Problem 2; 24-Oct-2000

XML: Foundations, Techniques, Applications; Summer 2000

Harold Boley; DFKI, Univ. Kaiserslautern

Consider the following proposal of a node-labeled ordered tree for addresses (exceptionally allow your browser to use document-specific font face="Times" here):

                           /           \
                         /              \
                       /                 \
                 name               place
                  / | \                      /  \
                /   |  \                   /     \
            first  in  last      street    town
             |       |     |             / \           |\
       Xaver  M. Linde     /    \          | \
                                     /       \         |  \
                    appellation number  zip appellation
                               |              |         |        |
                  Wikingerufer      7  10555  Berlin

a1) Does the repeatedly occurring appellation cause a problem with respect to the unambigious representation of all parts of the address information?
Hint: Is it even necessary to check whether every leaf of the tree - ordered  from Xaver to Berlin - is uniquely denoted by the "path name" of node labels leading to it from the address root?

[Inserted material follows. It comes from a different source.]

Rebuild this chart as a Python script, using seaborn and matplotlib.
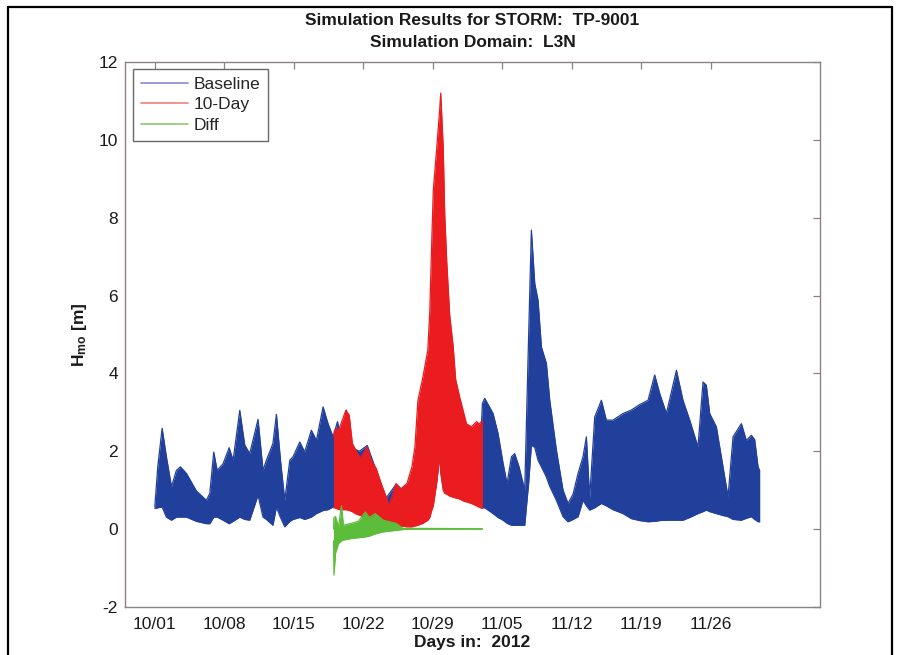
import matplotlib
matplotlib.use("Agg")
import matplotlib.pyplot as plt
from matplotlib.lines import Line2D
import seaborn as sns
import pandas as pd

# ---- data: days since 2012-10-01, upper / lower envelope of H_mo [m] ----
base_day = [0.0, 0.3, 0.74, 1.17, 1.68, 2.18, 2.58, 3.19, 4.19, 5.2, 5.54, 5.94, 6.28, 6.88,
            7.49, 7.89, 8.56, 9.06, 9.56, 10.4, 10.9, 11.24, 11.9, 12.25, 12.66, 13.09, 13.6,
            13.93, 14.6, 15.1, 15.77, 16.28, 16.95, 17.45, 17.96, 18.4, 18.8, 19.3, 19.8, 20.6,
            21.4, 22.3, 23.3, 24.3, 24.8, 25.5, 26.3, 27.2, 28.0, 28.4, 28.7, 28.8, 29.05, 30.0,
            31.0, 32.0, 32.9, 33.0, 33.23, 34.07, 34.57, 35.08, 35.48, 35.92, 36.25, 36.69,
            37.26, 37.66, 37.93, 38.27, 38.6, 38.94, 39.44, 39.78, 40.45, 41.12, 41.62, 42.13,
            42.63, 43.13, 43.47, 43.8, 44.31, 44.98, 45.48, 46.15, 47.16, 48.0, 48.84, 49.68,
            50.35, 50.86, 51.53, 52.54, 53.2, 53.88, 54.71, 55.22, 55.55, 55.89, 56.56, 57.23,
            57.74, 58.24, 59.08, 59.58, 60.09, 60.42, 60.76, 60.93]
base_hi = [0.57, 1.6, 2.59, 1.86, 1.09, 1.51, 1.6, 1.43, 0.98, 0.74, 0.92, 1.98, 1.51, 1.68,
           2.09, 1.77, 3.05, 2.16, 1.94, 2.82, 1.51, 1.77, 2.2, 2.95, 1.77, 0.74, 1.77,
           1.86, 2.24, 1.98, 2.54, 2.28, 3.14, 2.71, 2.37, 2.76, 2.3, 3.06, 2.1, 2.0,
           2.15, 1.5, 0.8, 1.15, 1.02, 1.15, 1.5, 2.0, 2.3, 2.4, 2.5, 2.5, 2.5, 2.3,
           2.5, 2.5, 2.7, 3.23, 3.36, 2.97, 2.46, 1.69, 1.17, 1.86, 1.94, 1.6,
           1.0, 5.03, 7.68, 6.31, 5.88, 4.68, 4.26, 3.31, 2.03, 1.0, 0.66, 0.9,
           1.43, 1.86, 2.37, 0.8, 2.88, 3.31, 2.8, 2.8, 2.97, 3.06, 3.2, 3.31,
           3.96, 3.48, 2.97, 4.08, 3.31, 2.8, 2.11, 3.78, 3.7, 2.97, 2.63, 1.6,
           0.83, 2.37, 2.71, 2.28, 2.41, 2.3, 1.6, 1.5]
base_lo = [0.53, 0.55, 0.57, 0.31, 0.23, 0.31, 0.31, 0.31, 0.2, 0.14, 0.14, 0.31, 0.31, 0.23,
           0.14, 0.2, 0.31, 0.25, 0.23, 0.87, 0.31, 0.25, 0.1, 0.57, 0.3, 0.06, 0.2,
           0.25, 0.3, 0.25, 0.31, 0.4, 0.48, 0.5, 0.57, 0.56, 0.52, 0.52, 0.47, 0.37,
           0.32, 0.27, 0.17, 0.12, 0.1, 0.08, 0.12, 0.3, 0.65, 1.25, 1.95, 1.5, 1.05, 0.85,
           0.75, 0.68, 0.57, 0.55, 0.55, 0.4, 0.3, 0.23, 0.15, 0.1, 0.1, 0.1,
           0.1, 1.2, 2.16, 2.1, 1.77, 1.6, 1.34, 1.1, 0.74, 0.32, 0.19, 0.25,
           0.32, 0.74, 0.6, 0.49, 0.55, 0.66, 0.6, 0.5, 0.4, 0.27, 0.22, 0.19,
           0.2, 0.22, 0.23, 0.23, 0.23, 0.3, 0.4, 0.45, 0.49, 0.45, 0.4, 0.35,
           0.32, 0.25, 0.23, 0.28, 0.32, 0.25, 0.19, 0.19]

ten_day = [18.0, 18.1, 18.6, 19.24, 19.58, 19.9, 20.2, 20.7, 21.4, 21.8, 22.3, 22.8, 23.3,
           23.6, 24.3, 24.8, 25.4, 25.9, 26.2, 26.5, 27.0, 27.5, 27.7, 27.85, 28.05, 28.4,
           28.7, 28.8, 29.05, 29.2, 29.4, 29.7, 30.05, 30.3, 30.7, 31.1, 31.4, 31.9, 32.4,
           32.7, 33.0]
ten_hi = [2.37, 2.54, 2.6, 3.05, 2.93, 2.2, 2.05, 1.82, 2.11, 1.77, 1.56, 1.17, 0.83,
          0.6, 1.17, 1.04, 1.17, 1.6, 2.11, 3.3, 3.9, 4.6, 5.6, 7.0, 8.7, 9.8,
          10.8, 11.2, 9.8, 8.1, 6.9, 5.5, 4.7, 3.85, 3.4, 3.0, 2.7, 2.63, 2.76,
          2.7, 2.8]
ten_lo = [0.55, 0.55, 0.5, 0.5, 0.48, 0.45, 0.4, 0.35, 0.3, 0.28, 0.25, 0.2, 0.15,
          0.12, 0.1, 0.08, 0.06, 0.06, 0.08, 0.1, 0.15, 0.23, 0.3, 0.45, 0.6, 1.2,
          1.9, 1.45, 1.0, 0.92, 0.9, 0.85, 0.82, 0.8, 0.78, 0.72, 0.7, 0.66, 0.6,
          0.56, 0.53]

diff_day = [18.0, 18.05, 18.2, 18.5, 18.8, 19.0, 19.8, 20.5, 21.2, 21.6, 22.2, 23.0, 24.3,
            25.0, 26.0, 33.0]
diff_hi = [0.0, 0.3, 0.32, 0.06, 0.6, 0.1, 0.15, 0.2, 0.44, 0.3, 0.4, 0.23, 0.15,
           0.02, 0.02, 0.01]
diff_lo = [-0.3, -1.18, -0.62, -0.37, -0.3, -0.28, -0.24, -0.22, -0.2, -0.18, -0.12, -0.07,
           -0.03, -0.01, 0.0, 0.0]

tick_days = [0, 7, 14, 21, 28, 35, 42, 49, 56]
tick_labels = ["10/01", "10/08", "10/15", "10/22", "10/29", "11/05", "11/12", "11/19", "11/26"]
y_ticks = [-2, 0, 2, 4, 6, 8, 10, 12]

# ---- style ----
sns.set_style("white")
plt.rcParams["font.family"] = ["Liberation Sans", "DejaVu Sans"]
plt.rcParams["mathtext.fontset"] = "custom"
plt.rcParams["mathtext.rm"] = "Liberation Sans"
plt.rcParams["mathtext.bf"] = "Liberation Sans:bold"
plt.rcParams["axes.unicode_minus"] = False

BLUE = "#21409c"
RED = "#ea1c1f"
GREEN = "#5cbd3a"
SPINE = "#8a8383"
TEXT = "#1a1a1a"

W, H = 897, 655
fig = plt.figure(figsize=(W / 100, H / 100), dpi=100)
fig.patch.set_facecolor("white")
ax = fig.add_axes([125 / W, 1 - 607 / H, (820 - 125) / W, (607 - 62) / H])

series = [
    ("Baseline", base_day, base_hi, base_lo, BLUE, "#8f93d6"),
    ("10-Day", ten_day, ten_hi, ten_lo, RED, "#f2898a"),
    ("Diff", diff_day, diff_hi, diff_lo, GREEN, "#96cf7c"),
]

for k, (name, d, hi, lo, col, _) in enumerate(series):
    z = 2 + 2 * k
    df = pd.DataFrame({"day": d, "hi": hi, "lo": lo})
    ax.fill_between(df["day"], df["lo"], df["hi"], color=col, lw=0, zorder=z)
    sns.lineplot(data=df, x="day", y="hi", ax=ax, color=col, lw=0.9,
                 label=name, zorder=z + 0.5, estimator=None, sort=False)
    sns.lineplot(data=df, x="day", y="lo", ax=ax, color=col, lw=0.9,
                 zorder=z + 0.5, estimator=None, sort=False, legend=False)

ax.set_xlim(-3, 67)
ax.set_ylim(-2, 12)
ax.set_xticks(tick_days)
ax.set_xticklabels(tick_labels)
ax.set_yticks(y_ticks)
ax.tick_params(direction="in", length=5, width=0.9, top=True, right=True,
               color=SPINE, labelsize=12.5, labelcolor=TEXT)
ax.tick_params(axis="x", pad=7)
ax.tick_params(axis="y", pad=5)
for sp in ax.spines.values():
    sp.set_visible(True)
    sp.set_color(SPINE)
    sp.set_linewidth(1.0)

ax.set_xlabel("Days in:  2012", fontsize=12.5, fontweight="bold", color=TEXT, labelpad=2)
ax.set_ylabel(r"$\mathbf{H_{mo}}$ [m]", fontsize=12.5, fontweight="bold", color=TEXT)
ax.yaxis.set_label_coords(-0.052, 0.5)
ax.set_title("Simulation Results for STORM:  TP-9001\nSimulation Domain:  L3N",
             fontsize=12.5, fontweight="bold", color=TEXT, linespacing=1.55, pad=11)

leg = ax.legend(loc="upper left", bbox_to_anchor=(8 / 695, 1 - 7 / 545), fontsize=12.5,
                frameon=True, fancybox=False, framealpha=1, edgecolor="#6e6868",
                handlelength=2.7, handletextpad=0.35, borderpad=0.45, labelspacing=0.3,
                borderaxespad=0)
leg.get_frame().set_linewidth(1.0)
for line, (_, _, _, _, _, pale) in zip(leg.get_lines(), series):
    line.set_color(pale)
    line.set_linewidth(1.3)

# outer frame around the figure
for xs, ys in [([8 / W, 8 / W], [0, 1 - 7 / H]),
               ([8 / W, 892 / W], [1 - 7 / H, 1 - 7 / H]),
               ([892 / W, 892 / W], [0, 1 - 7 / H])]:
    fig.add_artist(Line2D(xs, ys, transform=fig.transFigure, color="black", lw=1.6))

fig.savefig("out.png", dpi=100)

a2) What if the nodes labeled 'appellation' would have been labeled 'name', too?

a3) Independently of a1) and a2), improve the readability of the tree via a simple relabeling.

b1,2) Could well-formed XML elements be given for the tree versions from a1) and a2)?

b3) Give a well-formed XML element representing your a3)-improved tree.

c) Give a b3)-equivalent Prolog term.

d1) Try to write a DTD that exactly defines addresses according to the original a1)-tree or b1)-element. Explain why this is (im)possible.

d2) Try a modified DTD that exactly defines addresses according to the a2)-tree or b2)-element, with 'appellation' relabeled to 'name'. Explain why that is (im)possible.
Hint: Contrast PCDATA with subelements.

d3) Modify things such that a DTD exactly defines addresses according to your readability-improved a3)-tree or b3)-element or c)-term. In what sense is the b3)-element valid with respect to this DTD?